Edited by David Deese
Chapter 18: “Using ideas strategically”: non-state actors and the politics of trade
A new witticism about the relationship between the World Trade Organization (WTO) and so-called “civil society” has emerged in trade circles in recent years. Accordingly, some trade insiders half-humorously, half-nostalgically declare that they miss the protesters of the early 2000s at WTO headquarters in Geneva. Some jokingly reminisce about pushing through hordes of demonstrators in order to attend WTO Ministerial Conferences. The more seriously expressed view that civil society actors have found a new liking for the WTO, because nothing happens at the WTO anymore, has equally gained traction among trade experts.
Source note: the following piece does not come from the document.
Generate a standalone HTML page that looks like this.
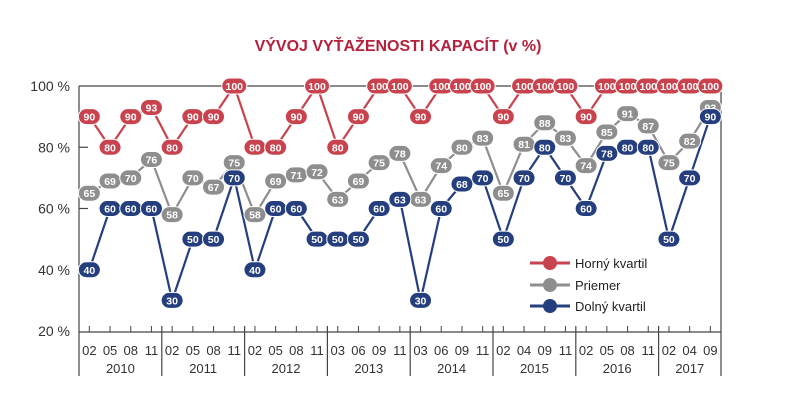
<!DOCTYPE html>
<html><head><meta charset="utf-8"><style>
html,body{margin:0;padding:0;background:#fff;width:796px;height:420px;overflow:hidden}
text{font-family:"Liberation Sans",sans-serif}
</style></head><body>
<svg id="s" width="796" height="420" xmlns="http://www.w3.org/2000/svg">
<text x="398" y="51" text-anchor="middle" font-size="16" font-weight="bold" fill="#b5213d">VÝVOJ VYŤAŽENOSTI KAPACÍT (v %)</text>
</svg>
<script>
const s=document.getElementById('s');
const NS='http://www.w3.org/2000/svg';
function el(t,a,txt){const e=document.createElementNS(NS,t);for(const k in a)e.setAttribute(k,a[k]);if(txt!=null)e.textContent=txt;s.appendChild(e);return e;}
const Y=v=>86+(100-v)*3.0625;
const X=i=>89.35+20.7*i;
el('line',{x1:79,y1:86,x2:721,y2:86,stroke:'#444','stroke-width':1.2});
el('line',{x1:79,y1:86,x2:79,y2:376,stroke:'#444','stroke-width':1.2});
el('line',{x1:721,y1:86,x2:721,y2:376,stroke:'#444','stroke-width':1.2});
el('line',{x1:79,y1:332,x2:721,y2:332,stroke:'#444','stroke-width':1.2});
[100,80,60,40,20].forEach(v=>{el('text',{x:70,y:Y(v)+5,'text-anchor':'end','font-size':14,fill:'#333'},v+' %');
 if(v<100&&v>20)el('line',{x1:79,y1:Y(v),x2:88,y2:Y(v),stroke:'#444','stroke-width':1.2});});
const months=['02','05','08','11','02','05','08','11','02','05','08','11','03','06','09','11','03','06','09','11','02','04','09','11','02','05','08','11','02','04','09'];
const years=['2010','2011','2012','2013','2014','2015','2016','2017'];
for(let i=0;i<31;i++){el('line',{x1:X(i),y1:326,x2:X(i),y2:332,stroke:'#444','stroke-width':1});
 el('text',{x:X(i),y:355,'text-anchor':'middle','font-size':13,fill:'#333'},months[i]);}
for(let y=1;y<8;y++){const x=79+82.8*y;el('line',{x1:x,y1:326,x2:x,y2:376,stroke:'#444','stroke-width':1.2});}
years.forEach((t,y)=>{const c=y<7?79+82.8*y+41.4:(79+82.8*7+721)/2;el('text',{x:c,y:373,'text-anchor':'middle','font-size':13,fill:'#333'},t);});
const up=[90,80,90,93,80,90,90,100,80,80,90,100,80,90,100,100,90,100,100,100,90,100,100,100,90,100,100,100,100,100,100];
const me=[65,69,70,76,58,70,67,75,58,69,71,72,63,69,75,78,63,74,80,83,65,81,88,83,74,85,91,87,75,82,93];
const lo=[40,60,60,60,30,50,50,70,40,60,60,50,50,50,60,63,30,60,68,70,50,70,80,70,60,78,80,80,50,70,90];
function series(d,c){el('polyline',{points:d.map((v,i)=>X(i)+','+Y(v)).join(' '),fill:'none',stroke:c,'stroke-width':2.2});}
function labels(d,c){d.forEach((v,i)=>{const w=v==100?25:22;el('rect',{x:X(i)-w/2,y:Y(v)-8,width:w,height:16,rx:8,fill:c,stroke:'#fff','stroke-width':1});
 el('text',{x:X(i),y:Y(v)+4,'text-anchor':'middle','font-size':10.5,'font-weight':'bold',fill:'#fff'},v);});}
const R='#c9434f',G='#8e8e8e',B='#253e7e';
series(up,R);series(me,G);series(lo,B);
labels(up,R);labels(me,G);labels(lo,B);
[[R,'Horný kvartil',263],[G,'Priemer',285],[B,'Dolný kvartil',306]].forEach(([c,t,y])=>{
 el('line',{x1:530,y1:y,x2:570,y2:y,stroke:c,'stroke-width':3});
 el('circle',{cx:550,cy:y,r:7,fill:c});
 el('text',{x:575,y:y+5,'font-size':13,fill:'#222'},t);});
</script>
</body></html>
The assessments build on the assumption that corporate and non-corporate non-state groups constitute two distinct and essentially different sets of trade political actors and that the latter’s relationship with trade institutions is necessarily confrontational. The protests around the WTO Ministerial Conference in Seattle in 1999 have become a powerful piece of collective memory that helps to cement this view. The 1999 events sparked a debate on the merits and challenges for a more inclusive trade politics under the post-sovereign conditions resulting from growing governance complexity in the globalization process. Commentators on one side of the spectrum of opinions identified lacking knowledge about international institutions and/or lacking appreciation of the benefits of corporate-driven globalization as the root causes of what they saw as non-corporate non-state actors’ misguided criticism of global trade.